The Visitors by Jane Harrison
About Jane Harrison
Jane Harrison is descended from the Muruwari people and is an award-winning playwright, author and festival director. Her first play, Stolen, was performed across Australia and internationally for seven years, and her second, Rainbow’s End, won the 2012 Drover Award. Her young adult novel Becoming Kirrali Lewis won the 2014 Black & Write! Prize, and was shortlisted for the 2014 Prime Minister’s Literary Awards and the Victorian Premier’s Awards. The stage play of The Visitors was a smash hit at the Sydney Festival in 2020, and the Sydney Theatre Company’s production of the play will take place in late 2023.
About The Visitors
On a steamy, hot day in January 1788, seven Aboriginal men, representing the nearby clans, gather at Warrane.
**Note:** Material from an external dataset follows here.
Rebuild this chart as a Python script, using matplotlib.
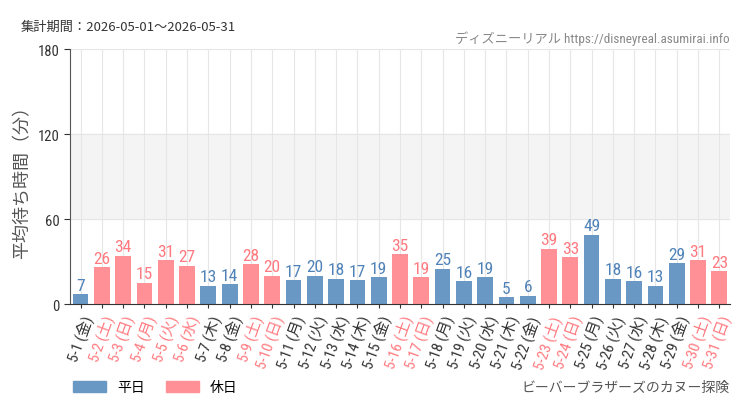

Several newly arrived ships have been sighted in the great bay to the south, Kamay. The men meet to discuss their response to these visitors. All day, they talk, argue, debate. Where are the visitors from? What do they want? Might they just warra warra wai back to where they came from? Should they be welcomed? Or should they be made to leave? The decision of the men must be unanimous — and will have far-reaching implications for all. Throughout the day, the weather is strange, with mammatus clouds, unbearable heat and a pending thunderstorm … Somewhere, trouble is brewing.
From award-winning author and playwright Jane Harrison, The Visitors is an audacious, earthy, funny, gritty and powerful re-imagining of a crucial moment in Australia’s history – and an unputdownable work of fiction.